WHAT TO DO>
Keep the pictures out and restate every record exactly.

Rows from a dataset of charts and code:
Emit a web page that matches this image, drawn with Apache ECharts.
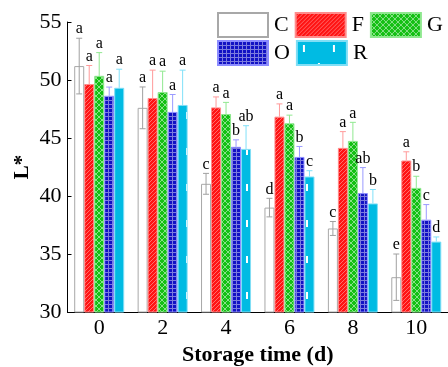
<!DOCTYPE html>
<html><head><meta charset="utf-8">
<script src="https://cdn.jsdelivr.net/npm/echarts@6/dist/echarts.min.js"></script>
<style>html,body{margin:0;padding:0;background:#fff}#c{width:448px;height:367px}</style>
</head><body><div id="c"></div>
<script>
var categories = ['0','2','4','6','8','10'];
var seriesNames = ['C','F','G','O','R'];
var valC = [51.2, 47.6, 41.05, 39.0, 37.2, 33.0];
var valF = [49.65, 48.45, 47.64, 46.84, 44.15, 43.06];
var valG = [50.36, 48.96, 47.07, 46.27, 44.75, 40.7];
var valO = [48.64, 47.25, 44.24, 43.37, 40.25, 37.96];
var valR = [49.33, 47.85, 44.06, 41.68, 39.36, 36.07];
var errC = [2.4, 1.8, 0.9, 0.8, 0.6, 2.0];
var errF = [1.6, 2.4, 0.9, 1.1, 1.4, 0.75];
var errG = [2.0, 1.8, 1.0, 0.7, 1.6, 1.0];
var errO = [0.75, 1.5, 0.6, 0.9, 2.2, 1.3];
var errR = [1.6, 3.0, 2.0, 0.5, 1.2, 0.4];
var letC = ['a','a','c','d','c','e'];
var letF = ['a','a','a','a','a','a'];
var letG = ['a','a','a','a','a','b'];
var letO = ['a','a','b','b','ab','c'];
var letR = ['a','a','ab','c','b','d'];
var yTicks = [30, 35, 40, 45, 50, 55];

var vals = [valC, valF, valG, valO, valR];
var errs = [errC, errF, errG, errO, errR];
var lets = [letC, letF, letG, letO, letR];

var FONT = "'Liberation Serif','Times New Roman',serif";
var BAR_W = 10;

function pattern(w, h, bg, draw) {
  var c = document.createElement('canvas'); c.width = w; c.height = h;
  var ctx = c.getContext('2d'); ctx.fillStyle = bg; ctx.fillRect(0, 0, w, h);
  draw(ctx); return { image: c, repeat: 'repeat' };
}
var patF = pattern(4, 4, '#ff1414', function (ctx) {
  ctx.fillStyle = 'rgba(255,255,255,0.38)';
  for (var i = 0; i < 4; i++) ctx.fillRect(i, 3 - i, 1, 1);
});
var patG = pattern(6, 6, '#14c014', function (ctx) {
  ctx.fillStyle = 'rgba(255,255,255,0.5)';
  for (var i = 0; i < 6; i++) { ctx.fillRect(i, i, 1, 1); ctx.fillRect(i, 5 - i, 1, 1); }
});
var patO = pattern(4, 4, '#1212c4', function (ctx) {
  ctx.fillStyle = 'rgba(255,255,255,0.45)';
  ctx.fillRect(0, 0, 4, 1); ctx.fillRect(0, 1, 1, 3);
});
var patR = pattern(30, 36, '#00bbe3', function (ctx) {
  ctx.fillStyle = '#ffffff';
  ctx.fillRect(6, 4, 2, 7); ctx.fillRect(21, 22, 2, 7);
});
var fills = ['#ffffff', patF, patG, patO, patR];
var borders = ['#a8a8a8', '#ff8c8c', '#8ee88e', '#8c8cff', '#80def5'];
var errColors = ['#a0a0a0', '#ff9a9a', '#90e890', '#9a9aff', '#80e0f8'];

var series = seriesNames.map(function (n, si) {
  return {
    name: n, type: 'bar', data: vals[si], barWidth: BAR_W, barGap: '0%',
    itemStyle: { color: fills[si], borderColor: borders[si], borderWidth: 1 },
    z: 2, silent: true
  };
});
var errData = [];
for (var si = 0; si < 5; si++) for (var ci = 0; ci < categories.length; ci++)
  errData.push([ci, si, vals[si][ci], errs[si][ci]]);

series.push({
  name: 'err', type: 'custom', z: 5, silent: true, data: errData,
  encode: { x: 0, y: 2 },
  renderItem: function (params, api) {
    var ci = api.value(0), si = api.value(1), v = api.value(2), e = api.value(3);
    var mid = api.coord([ci, v]);
    var top = api.coord([ci, v + e]);
    var bot = api.coord([ci, v - e]);
    var x = mid[0] + (si - 2) * BAR_W;
    var col = errColors[si];
    var half = 3;
    var st = { stroke: col, lineWidth: 1 };
    var ch = [];
    var y0 = si === 0 ? bot[1] : mid[1];
    ch.push({ type: 'line', shape: { x1: x, y1: y0, x2: x, y2: top[1] }, style: st });
    ch.push({ type: 'line', shape: { x1: x - half, y1: top[1], x2: x + half, y2: top[1] }, style: st });
    if (si === 0) ch.push({ type: 'line', shape: { x1: x - half, y1: bot[1], x2: x + half, y2: bot[1] }, style: st });
    ch.push({ type: 'text', style: { text: lets[si][ci], x: x, y: top[1] - 1, align: 'center', verticalAlign: 'bottom', font: '16px ' + FONT, fill: '#000' } });
    return { type: 'group', children: ch };
  }
});

var chart = echarts.init(document.getElementById('c'), null, { renderer: 'canvas' });
var legendCommon = {
  left: 217, padding: 0, itemWidth: 50, itemHeight: 24, itemGap: 6, orient: 'horizontal',
  textStyle: { fontFamily: FONT, fontSize: 22, color: '#000', padding: [0, 0, 0, 1] },
  selectedMode: false, icon: 'rect'
};
chart.setOption({
  animation: false,
  backgroundColor: '#fff',
  legend: [
    Object.assign({}, legendCommon, { top: 12, data: ['C', 'F', 'G'] }),
    Object.assign({}, legendCommon, { top: 40, data: ['O', 'R'] })
  ],
  grid: { left: 67.5, right: 0, top: 22, bottom: 55, containLabel: false, outerBoundsMode: 'none' },
  xAxis: {
    type: 'category', data: categories,
    axisLine: { lineStyle: { color: '#000', width: 1 } },
    axisTick: { inside: true, length: 4, lineStyle: { color: '#000' } },
    axisLabel: { fontFamily: FONT, fontSize: 22, color: '#000', margin: 5 },
    name: 'Storage time (d)', nameLocation: 'middle', nameGap: 32, nameMoveOverlap: false,
    nameTextStyle: { fontFamily: FONT, fontSize: 22, fontWeight: 'bold', color: '#000' }
  },
  yAxis: {
    type: 'value', min: yTicks[0], max: yTicks[yTicks.length - 1], interval: 5,
    axisLine: { show: true, lineStyle: { color: '#000', width: 1 } },
    axisTick: { show: true, inside: true, length: 4, lineStyle: { color: '#000' } },
    splitLine: { show: false },
    axisLabel: { fontFamily: FONT, fontSize: 22, color: '#000', margin: 6 },
    name: 'L*', nameLocation: 'middle', nameGap: 34, nameMoveOverlap: false,
    nameTextStyle: { fontFamily: FONT, fontSize: 21, fontWeight: 'bold', color: '#000' }
  },
  series: series
});
</script></body></html>
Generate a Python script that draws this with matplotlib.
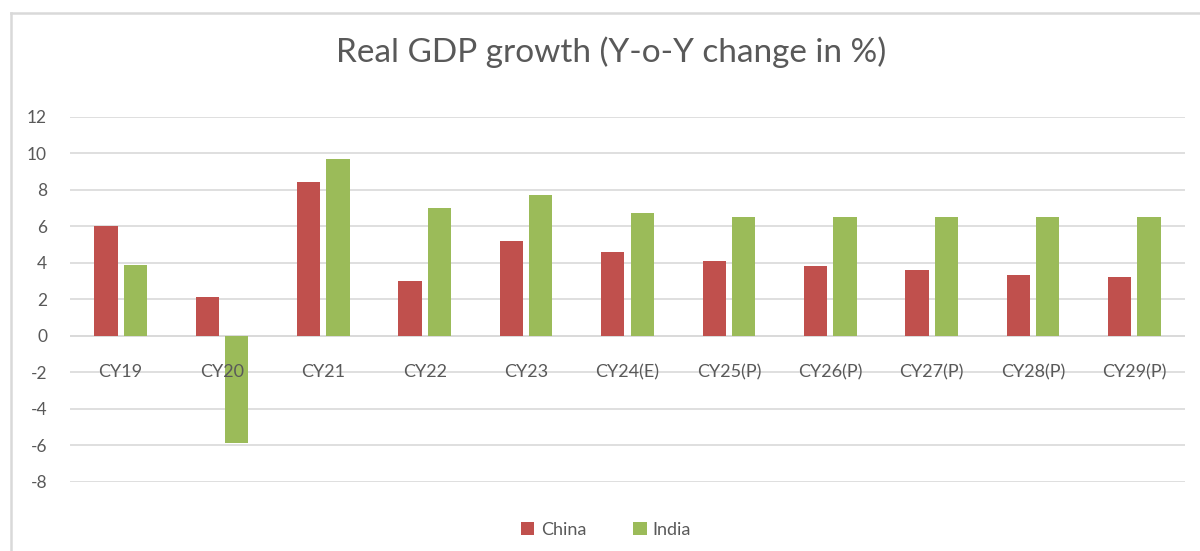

RESPONSE TO THE EXERCISE>
Emit a web page that matches this image, drawn with Apache ECharts.
<!DOCTYPE html>
<html><head><meta charset="utf-8">
<script src="https://cdn.jsdelivr.net/npm/echarts@6/dist/echarts.min.js"></script>
<style>html,body{margin:0;padding:0;background:#fff}#c{width:448px;height:367px}</style>
</head><body><div id="c"></div>
<script>
var categories = ['0','2','4','6','8','10'];
var seriesNames = ['C','F','G','O','R'];
var valC = [51.2, 47.6, 41.05, 39.0, 37.2, 33.0];
var valF = [49.65, 48.45, 47.64, 46.84, 44.15, 43.06];
var valG = [50.36, 48.96, 47.07, 46.27, 44.75, 40.7];
var valO = [48.64, 47.25, 44.24, 43.37, 40.25, 37.96];
var valR = [49.33, 47.85, 44.06, 41.68, 39.36, 36.07];
var errC = [2.4, 1.8, 0.9, 0.8, 0.6, 2.0];
var errF = [1.6, 2.4, 0.9, 1.1, 1.4, 0.75];
var errG = [2.0, 1.8, 1.0, 0.7, 1.6, 1.0];
var errO = [0.75, 1.5, 0.6, 0.9, 2.2, 1.3];
var errR = [1.6, 3.0, 2.0, 0.5, 1.2, 0.4];
var letC = ['a','a','c','d','c','e'];
var letF = ['a','a','a','a','a','a'];
var letG = ['a','a','a','a','a','b'];
var letO = ['a','a','b','b','ab','c'];
var letR = ['a','a','ab','c','b','d'];
var yTicks = [30, 35, 40, 45, 50, 55];

var vals = [valC, valF, valG, valO, valR];
var errs = [errC, errF, errG, errO, errR];
var lets = [letC, letF, letG, letO, letR];

var FONT = "'Liberation Serif','Times New Roman',serif";
var BAR_W = 10;

function pattern(w, h, bg, draw) {
  var c = document.createElement('canvas'); c.width = w; c.height = h;
  var ctx = c.getContext('2d'); ctx.fillStyle = bg; ctx.fillRect(0, 0, w, h);
  draw(ctx); return { image: c, repeat: 'repeat' };
}
var patF = pattern(4, 4, '#ff1414', function (ctx) {
  ctx.fillStyle = 'rgba(255,255,255,0.38)';
  for (var i = 0; i < 4; i++) ctx.fillRect(i, 3 - i, 1, 1);
});
var patG = pattern(6, 6, '#14c014', function (ctx) {
  ctx.fillStyle = 'rgba(255,255,255,0.5)';
  for (var i = 0; i < 6; i++) { ctx.fillRect(i, i, 1, 1); ctx.fillRect(i, 5 - i, 1, 1); }
});
var patO = pattern(4, 4, '#1212c4', function (ctx) {
  ctx.fillStyle = 'rgba(255,255,255,0.45)';
  ctx.fillRect(0, 0, 4, 1); ctx.fillRect(0, 1, 1, 3);
});
var patR = pattern(30, 36, '#00bbe3', function (ctx) {
  ctx.fillStyle = '#ffffff';
  ctx.fillRect(6, 4, 2, 7); ctx.fillRect(21, 22, 2, 7);
});
var fills = ['#ffffff', patF, patG, patO, patR];
var borders = ['#a8a8a8', '#ff8c8c', '#8ee88e', '#8c8cff', '#80def5'];
var errColors = ['#a0a0a0', '#ff9a9a', '#90e890', '#9a9aff', '#80e0f8'];

var series = seriesNames.map(function (n, si) {
  return {
    name: n, type: 'bar', data: vals[si], barWidth: BAR_W, barGap: '0%',
    itemStyle: { color: fills[si], borderColor: borders[si], borderWidth: 1 },
    z: 2, silent: true
  };
});
var errData = [];
for (var si = 0; si < 5; si++) for (var ci = 0; ci < categories.length; ci++)
  errData.push([ci, si, vals[si][ci], errs[si][ci]]);

series.push({
  name: 'err', type: 'custom', z: 5, silent: true, data: errData,
  encode: { x: 0, y: 2 },
  renderItem: function (params, api) {
    var ci = api.value(0), si = api.value(1), v = api.value(2), e = api.value(3);
    var mid = api.coord([ci, v]);
    var top = api.coord([ci, v + e]);
    var bot = api.coord([ci, v - e]);
    var x = mid[0] + (si - 2) * BAR_W;
    var col = errColors[si];
    var half = 3;
    var st = { stroke: col, lineWidth: 1 };
    var ch = [];
    var y0 = si === 0 ? bot[1] : mid[1];
    ch.push({ type: 'line', shape: { x1: x, y1: y0, x2: x, y2: top[1] }, style: st });
    ch.push({ type: 'line', shape: { x1: x - half, y1: top[1], x2: x + half, y2: top[1] }, style: st });
    if (si === 0) ch.push({ type: 'line', shape: { x1: x - half, y1: bot[1], x2: x + half, y2: bot[1] }, style: st });
    ch.push({ type: 'text', style: { text: lets[si][ci], x: x, y: top[1] - 1, align: 'center', verticalAlign: 'bottom', font: '16px ' + FONT, fill: '#000' } });
    return { type: 'group', children: ch };
  }
});

var chart = echarts.init(document.getElementById('c'), null, { renderer: 'canvas' });
var legendCommon = {
  left: 217, padding: 0, itemWidth: 50, itemHeight: 24, itemGap: 6, orient: 'horizontal',
  textStyle: { fontFamily: FONT, fontSize: 22, color: '#000', padding: [0, 0, 0, 1] },
  selectedMode: false, icon: 'rect'
};
chart.setOption({
  animation: false,
  backgroundColor: '#fff',
  legend: [
    Object.assign({}, legendCommon, { top: 12, data: ['C', 'F', 'G'] }),
    Object.assign({}, legendCommon, { top: 40, data: ['O', 'R'] })
  ],
  grid: { left: 67.5, right: 0, top: 22, bottom: 55, containLabel: false, outerBoundsMode: 'none' },
  xAxis: {
    type: 'category', data: categories,
    axisLine: { lineStyle: { color: '#000', width: 1 } },
    axisTick: { inside: true, length: 4, lineStyle: { color: '#000' } },
    axisLabel: { fontFamily: FONT, fontSize: 22, color: '#000', margin: 5 },
    name: 'Storage time (d)', nameLocation: 'middle', nameGap: 32, nameMoveOverlap: false,
    nameTextStyle: { fontFamily: FONT, fontSize: 22, fontWeight: 'bold', color: '#000' }
  },
  yAxis: {
    type: 'value', min: yTicks[0], max: yTicks[yTicks.length - 1], interval: 5,
    axisLine: { show: true, lineStyle: { color: '#000', width: 1 } },
    axisTick: { show: true, inside: true, length: 4, lineStyle: { color: '#000' } },
    splitLine: { show: false },
    axisLabel: { fontFamily: FONT, fontSize: 22, color: '#000', margin: 6 },
    name: 'L*', nameLocation: 'middle', nameGap: 34, nameMoveOverlap: false,
    nameTextStyle: { fontFamily: FONT, fontSize: 21, fontWeight: 'bold', color: '#000' }
  },
  series: series
});
</script></body></html>
Generate a Python script that draws this with matplotlib.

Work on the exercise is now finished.